Friday, 16 September 2016

Miller's Musings Parshas Ki Tzetzeh: A Fight to the Light



בס''ד

En route to the devastation and carnage that undoubtedly awaits on the battlefield, one can imagine the last thing on one’s mind would be romance.  Nevertheless, one’s attention was perchance diverted towards a “woman of beautiful appearance” amongst the enemy captives, leading to a procedure delineated by the Torah which eventually facilitated the marriage to this prisoner of war.  In what was the antithesis of a honeymoon period, the lady was divested of all adornments and any last vestige of the glamour that so attracted him to her, and was left to wallow in the mire of despair, so far from all she knew and loved.  If he still desired her, despite her aesthetic decline and the state of depression he found her in, then he could marry her.  So what message can we glean from this ostensibly so distant subject matter from the lives we inhabit?

It is well known that the opening phrase of our Parsha “When you go out to war” allegorically also refers to our battle against our evil inclination, the Yetzer Horah.  If this is so perhaps we can suggest that the process undergone here directly parallels the way in which we succumb to our negative desires.  It begins with a feeling of lust towards the alluring potential offered by the particular craving.  The temptation is too much for us and we relinquish ourselves to its captivating embrace.  However in the cold light of day, when we begin to look back upon our conquest, we begin to regret our folly and see the sin for what it truly is, a façade that fooled us into believing in its rewards.  The pleasure we thought we would feel was so fleeting and we are left facing the overwhelming emotion of disappointment, so far from where we know we should be.  Yet often we continue unabated along the same path time after time until we are wedded to the sin, joined together in unholy matrimony, consigned to a life with the wrong we should have rejected the first moment we set our eyes upon it. 

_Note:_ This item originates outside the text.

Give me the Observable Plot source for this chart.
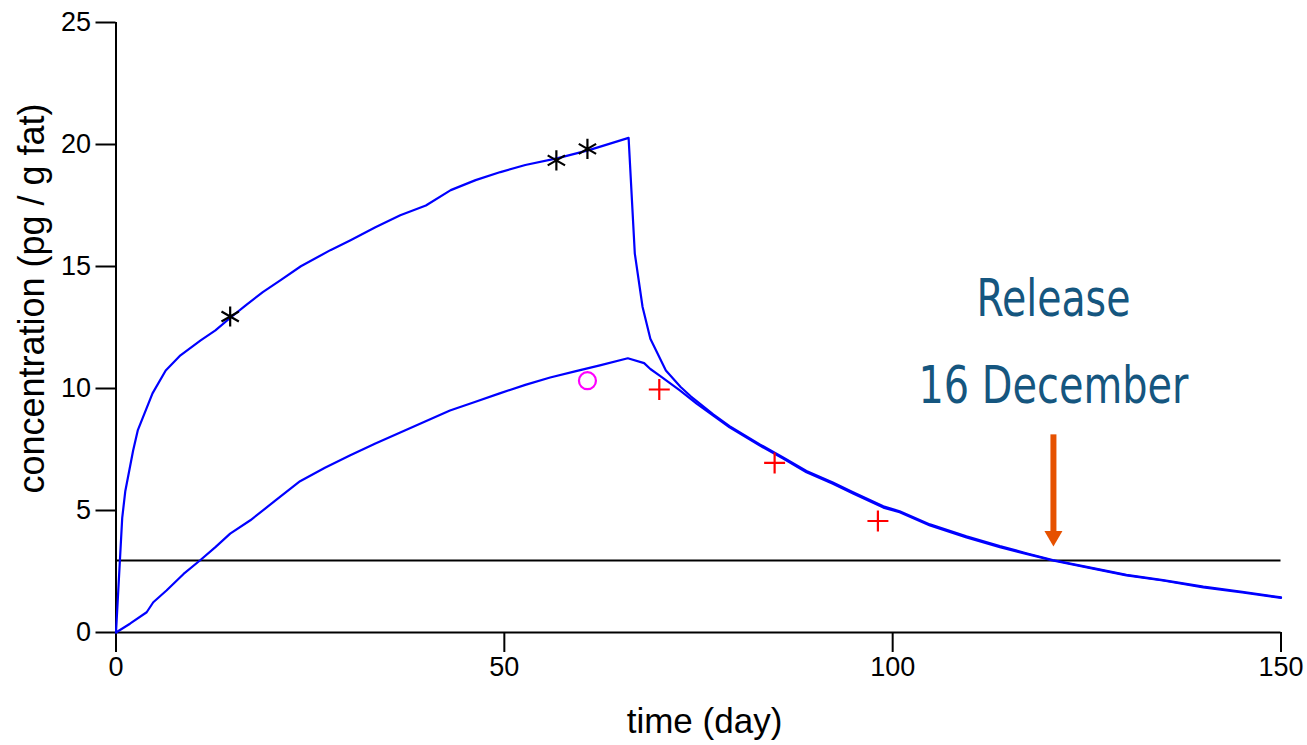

This battleground is one we face every day.  It is for that purpose that we were created.  There are no shortages of temptations and they come before us unrelentingly, determined to make us yield to them.  Yet if we can focus on the knowledge of all those regrets we have felt in the past, perhaps we can start to win some of these conflicts. If we can remind ourselves of the fallacy of all the delights they seemed to offer, perhaps we can begin to be triumphant in battle.   And if we can envision the pain we know we will feel if we submit to those things we know will keep us further from our purpose, then with Hashem’s help, one day, we will win the war against the greatest adversary we will ever face. 

May the purity of Shabbos help us to discern all truth from falsehood.